Benjamin looked at her leg—at a red, swollen mark no bigger than a fingernail.

His expression changed instantly.

"Maud! When will you stop? Elise and I already have our marriage certificate! So tell me—who's the other woman here?"

I stared at him, stunned, and let out a hollow laugh. "Benjamin. This is what you call a fake marriage? You got the certificate and it's still fake?"

He realized his slip the moment the words left his mouth. Guilt flickered across his face before he deflected.

"All this over some worthless bracelet—you come here and assault people!"

"Maud, I never knew you could be this heartless. This selfish. This cold-blooded!"

My eyes went wide as Benjamin stormed back into the apartment.
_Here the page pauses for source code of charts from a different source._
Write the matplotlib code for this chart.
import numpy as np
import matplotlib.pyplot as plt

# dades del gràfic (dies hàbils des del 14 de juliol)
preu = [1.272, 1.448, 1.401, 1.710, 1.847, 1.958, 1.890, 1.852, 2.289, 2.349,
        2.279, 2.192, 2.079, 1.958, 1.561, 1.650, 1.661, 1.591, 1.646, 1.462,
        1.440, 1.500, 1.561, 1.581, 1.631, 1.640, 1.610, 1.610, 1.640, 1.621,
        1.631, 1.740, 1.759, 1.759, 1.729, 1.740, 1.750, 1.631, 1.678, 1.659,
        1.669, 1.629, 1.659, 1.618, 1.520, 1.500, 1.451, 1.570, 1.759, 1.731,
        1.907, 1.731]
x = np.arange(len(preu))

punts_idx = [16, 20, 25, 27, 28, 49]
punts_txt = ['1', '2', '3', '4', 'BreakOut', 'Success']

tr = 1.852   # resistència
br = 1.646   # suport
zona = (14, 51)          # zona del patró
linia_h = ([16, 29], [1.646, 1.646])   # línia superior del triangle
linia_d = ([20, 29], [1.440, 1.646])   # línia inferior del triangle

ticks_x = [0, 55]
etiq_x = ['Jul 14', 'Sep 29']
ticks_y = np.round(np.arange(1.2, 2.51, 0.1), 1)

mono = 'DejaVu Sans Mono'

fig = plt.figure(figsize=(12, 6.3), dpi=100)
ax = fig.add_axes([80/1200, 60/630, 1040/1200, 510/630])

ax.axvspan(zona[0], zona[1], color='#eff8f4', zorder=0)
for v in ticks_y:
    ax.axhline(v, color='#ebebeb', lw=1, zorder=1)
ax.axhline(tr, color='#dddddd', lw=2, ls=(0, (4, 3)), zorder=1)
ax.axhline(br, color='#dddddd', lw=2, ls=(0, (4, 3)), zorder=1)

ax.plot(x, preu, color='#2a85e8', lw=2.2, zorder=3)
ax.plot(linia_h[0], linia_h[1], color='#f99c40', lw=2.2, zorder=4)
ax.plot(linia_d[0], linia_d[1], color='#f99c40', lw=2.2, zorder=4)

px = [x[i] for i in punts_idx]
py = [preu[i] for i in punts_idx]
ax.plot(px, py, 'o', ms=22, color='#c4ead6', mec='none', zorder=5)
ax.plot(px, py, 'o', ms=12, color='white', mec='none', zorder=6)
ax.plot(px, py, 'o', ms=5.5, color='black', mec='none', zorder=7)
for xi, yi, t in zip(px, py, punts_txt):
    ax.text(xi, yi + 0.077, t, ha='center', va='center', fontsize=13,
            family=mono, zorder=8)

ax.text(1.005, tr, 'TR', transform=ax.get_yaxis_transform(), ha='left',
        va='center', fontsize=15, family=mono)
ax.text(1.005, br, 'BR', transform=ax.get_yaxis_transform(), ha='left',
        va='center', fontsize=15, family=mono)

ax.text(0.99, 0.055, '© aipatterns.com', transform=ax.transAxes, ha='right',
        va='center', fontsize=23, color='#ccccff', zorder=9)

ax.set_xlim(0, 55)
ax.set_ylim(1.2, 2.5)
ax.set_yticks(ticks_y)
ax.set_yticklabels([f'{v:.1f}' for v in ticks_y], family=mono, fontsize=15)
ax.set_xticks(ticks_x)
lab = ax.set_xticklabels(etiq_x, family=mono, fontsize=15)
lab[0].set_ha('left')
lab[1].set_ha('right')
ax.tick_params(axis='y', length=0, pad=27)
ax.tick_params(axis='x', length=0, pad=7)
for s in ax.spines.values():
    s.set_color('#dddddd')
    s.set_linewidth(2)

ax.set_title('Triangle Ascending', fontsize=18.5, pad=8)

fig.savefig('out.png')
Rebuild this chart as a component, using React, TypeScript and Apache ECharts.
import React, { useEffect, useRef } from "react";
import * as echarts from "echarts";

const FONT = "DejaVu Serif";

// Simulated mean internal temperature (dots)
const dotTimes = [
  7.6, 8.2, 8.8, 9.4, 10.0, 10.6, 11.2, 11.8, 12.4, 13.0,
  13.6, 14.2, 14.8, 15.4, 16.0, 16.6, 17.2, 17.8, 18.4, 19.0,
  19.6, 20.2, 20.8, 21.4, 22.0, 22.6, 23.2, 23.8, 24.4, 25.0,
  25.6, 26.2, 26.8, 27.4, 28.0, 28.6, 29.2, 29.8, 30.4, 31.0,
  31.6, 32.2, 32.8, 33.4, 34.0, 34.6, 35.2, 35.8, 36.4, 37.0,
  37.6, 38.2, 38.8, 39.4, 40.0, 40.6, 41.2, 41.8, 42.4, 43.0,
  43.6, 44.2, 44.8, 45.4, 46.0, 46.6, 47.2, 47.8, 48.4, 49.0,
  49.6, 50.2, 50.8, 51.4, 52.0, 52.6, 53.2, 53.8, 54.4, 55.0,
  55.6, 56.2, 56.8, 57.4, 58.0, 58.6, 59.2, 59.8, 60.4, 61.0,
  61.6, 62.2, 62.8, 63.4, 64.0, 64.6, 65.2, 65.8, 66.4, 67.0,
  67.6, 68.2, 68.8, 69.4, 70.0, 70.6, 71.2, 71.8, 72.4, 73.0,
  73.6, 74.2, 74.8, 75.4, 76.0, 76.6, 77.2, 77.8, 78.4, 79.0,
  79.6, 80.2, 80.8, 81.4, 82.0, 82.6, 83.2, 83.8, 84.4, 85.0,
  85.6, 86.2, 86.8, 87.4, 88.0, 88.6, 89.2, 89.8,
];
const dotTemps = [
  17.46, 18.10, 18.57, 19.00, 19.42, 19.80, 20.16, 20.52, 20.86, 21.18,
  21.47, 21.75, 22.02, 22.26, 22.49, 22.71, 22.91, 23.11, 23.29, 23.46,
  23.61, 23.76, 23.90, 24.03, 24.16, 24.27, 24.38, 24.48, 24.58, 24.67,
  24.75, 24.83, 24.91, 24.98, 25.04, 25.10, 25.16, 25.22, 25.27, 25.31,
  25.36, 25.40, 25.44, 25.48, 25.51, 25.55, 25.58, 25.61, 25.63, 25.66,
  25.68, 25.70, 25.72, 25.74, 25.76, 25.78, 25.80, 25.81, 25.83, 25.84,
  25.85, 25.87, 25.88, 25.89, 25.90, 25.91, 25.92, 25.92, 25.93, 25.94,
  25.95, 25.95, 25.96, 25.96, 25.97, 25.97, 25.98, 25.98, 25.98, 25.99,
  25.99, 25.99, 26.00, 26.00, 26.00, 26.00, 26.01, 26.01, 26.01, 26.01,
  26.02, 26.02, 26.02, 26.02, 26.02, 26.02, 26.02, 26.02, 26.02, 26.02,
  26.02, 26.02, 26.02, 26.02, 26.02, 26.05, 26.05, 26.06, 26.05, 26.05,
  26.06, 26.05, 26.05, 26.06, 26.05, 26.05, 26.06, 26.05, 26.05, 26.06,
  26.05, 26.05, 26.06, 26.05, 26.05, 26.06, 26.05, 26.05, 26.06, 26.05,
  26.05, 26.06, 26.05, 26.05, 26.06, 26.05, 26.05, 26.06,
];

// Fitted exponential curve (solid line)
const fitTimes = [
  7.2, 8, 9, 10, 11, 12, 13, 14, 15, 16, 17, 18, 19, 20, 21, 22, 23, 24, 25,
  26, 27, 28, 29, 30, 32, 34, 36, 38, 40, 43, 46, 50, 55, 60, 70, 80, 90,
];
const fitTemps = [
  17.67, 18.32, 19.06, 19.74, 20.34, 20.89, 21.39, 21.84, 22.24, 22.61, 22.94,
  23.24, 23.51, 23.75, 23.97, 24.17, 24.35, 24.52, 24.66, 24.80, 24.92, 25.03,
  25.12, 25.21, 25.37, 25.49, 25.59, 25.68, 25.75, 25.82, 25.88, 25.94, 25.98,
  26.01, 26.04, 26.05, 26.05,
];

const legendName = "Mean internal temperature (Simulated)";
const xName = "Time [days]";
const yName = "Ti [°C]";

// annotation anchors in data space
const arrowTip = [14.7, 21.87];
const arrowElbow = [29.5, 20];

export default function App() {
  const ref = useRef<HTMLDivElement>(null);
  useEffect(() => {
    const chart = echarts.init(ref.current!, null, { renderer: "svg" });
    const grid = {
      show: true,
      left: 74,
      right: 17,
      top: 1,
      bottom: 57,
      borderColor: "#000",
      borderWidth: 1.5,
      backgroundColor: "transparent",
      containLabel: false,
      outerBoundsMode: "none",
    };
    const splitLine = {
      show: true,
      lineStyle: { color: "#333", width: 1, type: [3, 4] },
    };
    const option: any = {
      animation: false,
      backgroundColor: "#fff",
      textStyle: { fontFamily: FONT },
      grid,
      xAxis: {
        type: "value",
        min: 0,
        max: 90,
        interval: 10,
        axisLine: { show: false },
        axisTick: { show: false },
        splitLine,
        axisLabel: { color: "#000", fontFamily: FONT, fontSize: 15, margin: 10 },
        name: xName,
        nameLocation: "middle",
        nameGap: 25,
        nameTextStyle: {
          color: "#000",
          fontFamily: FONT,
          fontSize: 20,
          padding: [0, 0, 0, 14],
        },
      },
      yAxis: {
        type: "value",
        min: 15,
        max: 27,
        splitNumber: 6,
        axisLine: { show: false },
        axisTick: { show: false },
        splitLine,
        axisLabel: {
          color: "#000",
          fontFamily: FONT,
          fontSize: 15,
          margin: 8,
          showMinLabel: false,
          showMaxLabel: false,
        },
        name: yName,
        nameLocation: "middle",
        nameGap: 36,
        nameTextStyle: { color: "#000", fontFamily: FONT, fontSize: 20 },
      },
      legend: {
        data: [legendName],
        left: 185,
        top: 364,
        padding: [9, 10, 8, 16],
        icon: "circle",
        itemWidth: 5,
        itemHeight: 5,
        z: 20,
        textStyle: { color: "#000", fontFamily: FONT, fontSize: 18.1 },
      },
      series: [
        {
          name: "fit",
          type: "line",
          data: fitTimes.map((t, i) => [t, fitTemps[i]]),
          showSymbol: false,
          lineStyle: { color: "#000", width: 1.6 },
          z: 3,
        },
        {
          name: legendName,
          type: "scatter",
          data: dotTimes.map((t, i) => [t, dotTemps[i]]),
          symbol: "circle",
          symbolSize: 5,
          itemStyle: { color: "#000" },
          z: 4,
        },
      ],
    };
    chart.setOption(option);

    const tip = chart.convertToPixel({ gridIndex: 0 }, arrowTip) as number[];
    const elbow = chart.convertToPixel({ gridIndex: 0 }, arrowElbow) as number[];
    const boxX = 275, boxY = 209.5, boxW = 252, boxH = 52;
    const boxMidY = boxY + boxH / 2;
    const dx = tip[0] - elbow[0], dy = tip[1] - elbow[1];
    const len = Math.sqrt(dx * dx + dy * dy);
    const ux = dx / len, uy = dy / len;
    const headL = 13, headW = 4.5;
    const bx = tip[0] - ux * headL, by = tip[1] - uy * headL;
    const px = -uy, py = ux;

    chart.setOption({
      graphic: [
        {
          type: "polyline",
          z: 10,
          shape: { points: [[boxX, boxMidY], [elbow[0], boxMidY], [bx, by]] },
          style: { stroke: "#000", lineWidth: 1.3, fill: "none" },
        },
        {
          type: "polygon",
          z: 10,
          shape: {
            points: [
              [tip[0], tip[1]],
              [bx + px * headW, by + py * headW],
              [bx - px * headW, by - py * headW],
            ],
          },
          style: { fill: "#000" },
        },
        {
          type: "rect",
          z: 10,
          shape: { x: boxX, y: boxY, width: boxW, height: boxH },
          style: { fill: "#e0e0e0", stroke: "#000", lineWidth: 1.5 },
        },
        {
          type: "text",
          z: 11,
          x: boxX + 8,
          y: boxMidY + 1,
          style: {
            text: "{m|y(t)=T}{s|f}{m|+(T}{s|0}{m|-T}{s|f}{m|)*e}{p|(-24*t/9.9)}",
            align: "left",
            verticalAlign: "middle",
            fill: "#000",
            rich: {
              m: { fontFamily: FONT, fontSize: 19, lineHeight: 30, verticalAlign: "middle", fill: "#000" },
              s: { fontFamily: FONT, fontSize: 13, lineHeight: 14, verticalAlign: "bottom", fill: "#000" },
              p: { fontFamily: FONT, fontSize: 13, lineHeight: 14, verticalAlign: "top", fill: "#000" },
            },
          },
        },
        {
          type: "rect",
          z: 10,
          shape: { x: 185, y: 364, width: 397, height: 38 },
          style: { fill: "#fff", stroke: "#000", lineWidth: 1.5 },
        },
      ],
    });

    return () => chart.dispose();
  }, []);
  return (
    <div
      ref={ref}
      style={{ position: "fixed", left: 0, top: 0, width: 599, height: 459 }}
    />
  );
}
When he came out, he was holding the bracelet I treasured more than anything in the world.

He hurled it at the ground.

"You want your bracelet so bad? Take your piece of junk and get out!"

"No!" I screamed and lunged for it, hands outstretched, but I wasn't fast enough.
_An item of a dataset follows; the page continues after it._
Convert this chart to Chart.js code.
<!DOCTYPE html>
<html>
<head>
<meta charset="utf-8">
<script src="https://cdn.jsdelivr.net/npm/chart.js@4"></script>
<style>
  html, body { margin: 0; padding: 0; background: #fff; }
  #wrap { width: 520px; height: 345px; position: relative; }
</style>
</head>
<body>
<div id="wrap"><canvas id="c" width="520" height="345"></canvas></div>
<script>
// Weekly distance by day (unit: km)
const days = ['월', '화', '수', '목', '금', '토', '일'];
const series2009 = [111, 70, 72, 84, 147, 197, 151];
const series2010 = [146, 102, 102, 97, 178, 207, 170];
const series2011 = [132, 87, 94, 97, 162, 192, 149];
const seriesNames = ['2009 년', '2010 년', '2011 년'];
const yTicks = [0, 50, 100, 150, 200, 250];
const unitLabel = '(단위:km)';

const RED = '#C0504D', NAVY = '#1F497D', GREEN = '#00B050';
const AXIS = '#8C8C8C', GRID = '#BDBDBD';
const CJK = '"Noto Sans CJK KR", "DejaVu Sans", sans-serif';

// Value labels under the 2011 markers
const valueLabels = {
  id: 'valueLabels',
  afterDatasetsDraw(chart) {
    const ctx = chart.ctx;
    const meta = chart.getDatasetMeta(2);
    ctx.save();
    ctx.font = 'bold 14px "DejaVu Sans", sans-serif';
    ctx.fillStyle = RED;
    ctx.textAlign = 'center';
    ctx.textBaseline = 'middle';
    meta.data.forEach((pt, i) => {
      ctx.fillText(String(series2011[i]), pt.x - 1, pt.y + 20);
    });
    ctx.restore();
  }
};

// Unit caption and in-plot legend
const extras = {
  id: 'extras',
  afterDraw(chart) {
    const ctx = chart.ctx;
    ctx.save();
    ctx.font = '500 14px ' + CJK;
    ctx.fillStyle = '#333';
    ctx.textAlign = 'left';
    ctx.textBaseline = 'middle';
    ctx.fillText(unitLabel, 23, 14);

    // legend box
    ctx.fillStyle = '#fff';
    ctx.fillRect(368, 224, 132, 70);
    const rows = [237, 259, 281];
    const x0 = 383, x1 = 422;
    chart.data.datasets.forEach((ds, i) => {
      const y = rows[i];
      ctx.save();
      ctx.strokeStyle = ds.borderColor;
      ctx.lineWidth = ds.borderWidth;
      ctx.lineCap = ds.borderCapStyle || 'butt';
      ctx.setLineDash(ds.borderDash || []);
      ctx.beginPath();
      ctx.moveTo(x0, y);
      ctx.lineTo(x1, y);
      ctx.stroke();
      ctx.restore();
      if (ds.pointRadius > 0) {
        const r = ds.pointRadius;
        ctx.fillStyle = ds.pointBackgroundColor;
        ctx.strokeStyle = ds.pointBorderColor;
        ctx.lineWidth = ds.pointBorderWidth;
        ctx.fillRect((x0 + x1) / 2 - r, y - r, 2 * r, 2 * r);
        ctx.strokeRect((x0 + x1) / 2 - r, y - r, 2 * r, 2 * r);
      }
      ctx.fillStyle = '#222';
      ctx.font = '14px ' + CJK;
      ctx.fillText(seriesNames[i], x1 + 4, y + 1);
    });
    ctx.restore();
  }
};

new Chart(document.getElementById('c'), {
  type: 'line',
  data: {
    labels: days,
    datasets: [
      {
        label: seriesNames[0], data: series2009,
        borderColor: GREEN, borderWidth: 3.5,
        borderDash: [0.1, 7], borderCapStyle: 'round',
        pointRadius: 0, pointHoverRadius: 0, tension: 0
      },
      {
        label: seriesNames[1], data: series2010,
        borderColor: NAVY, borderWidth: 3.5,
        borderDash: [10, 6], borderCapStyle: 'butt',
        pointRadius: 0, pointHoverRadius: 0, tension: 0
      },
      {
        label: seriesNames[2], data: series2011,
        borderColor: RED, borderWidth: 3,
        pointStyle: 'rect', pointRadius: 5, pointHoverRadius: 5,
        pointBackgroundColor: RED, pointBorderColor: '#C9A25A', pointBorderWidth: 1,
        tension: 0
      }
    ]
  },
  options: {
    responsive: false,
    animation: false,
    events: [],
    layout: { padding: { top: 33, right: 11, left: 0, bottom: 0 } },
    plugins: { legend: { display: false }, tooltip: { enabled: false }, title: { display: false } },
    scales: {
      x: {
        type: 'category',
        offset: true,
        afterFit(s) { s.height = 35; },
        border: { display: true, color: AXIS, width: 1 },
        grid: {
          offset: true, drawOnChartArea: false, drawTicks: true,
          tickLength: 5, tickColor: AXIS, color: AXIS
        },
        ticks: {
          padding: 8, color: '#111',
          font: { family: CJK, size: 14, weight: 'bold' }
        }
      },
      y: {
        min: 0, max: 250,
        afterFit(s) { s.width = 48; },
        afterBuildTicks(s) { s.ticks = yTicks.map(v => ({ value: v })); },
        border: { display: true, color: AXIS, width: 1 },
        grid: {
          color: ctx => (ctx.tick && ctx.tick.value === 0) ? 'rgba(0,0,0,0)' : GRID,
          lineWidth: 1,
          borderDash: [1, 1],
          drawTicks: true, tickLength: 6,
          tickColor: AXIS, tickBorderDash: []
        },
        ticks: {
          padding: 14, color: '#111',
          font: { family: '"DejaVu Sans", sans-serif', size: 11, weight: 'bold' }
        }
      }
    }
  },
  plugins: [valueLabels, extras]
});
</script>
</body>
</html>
I watched it shatter against the floor, pieces scattering like broken teeth.

My head snapped up. I fixed him with a stare full of something he had never seen from me before.

Not love. Not devotion. Not patience.

Hatred.

Even through his rage, it shook him. For one brief second, panic crossed his face.

But the next second, Elise whimpered through her tears. "Professor Delgado, my leg hurts so much. Do you think it's broken?"

Benjamin snapped back to attention. He scooped her up and strode past me toward the stairs.

"Don't be scared. I'm taking you to the hospital."

He moved fast and hard, and as he passed, he knocked straight into me where I crouched on the floor.

I tumbled down the steep staircase and hit the landing below with a sickening thud.

People gasped. I called out, my voice thin and weak.

Benjamin never looked back.

Before my eyes closed, the last thing I saw was Elise resting her head against his shoulder, looking right at me.

Smiling.

In that moment, something inside my chest cracked open—clean and sharp, like porcelain breaking.

There was a time when Benjamin had protected me the way he now protected Elise.

When those trust-fund boys followed me, catcalling and closing in, and I was shaking with fear—he had charged out and planted himself between us. He told them to back off without flinching.

Then he grabbed my wrist and pulled me through their circle, and we ran.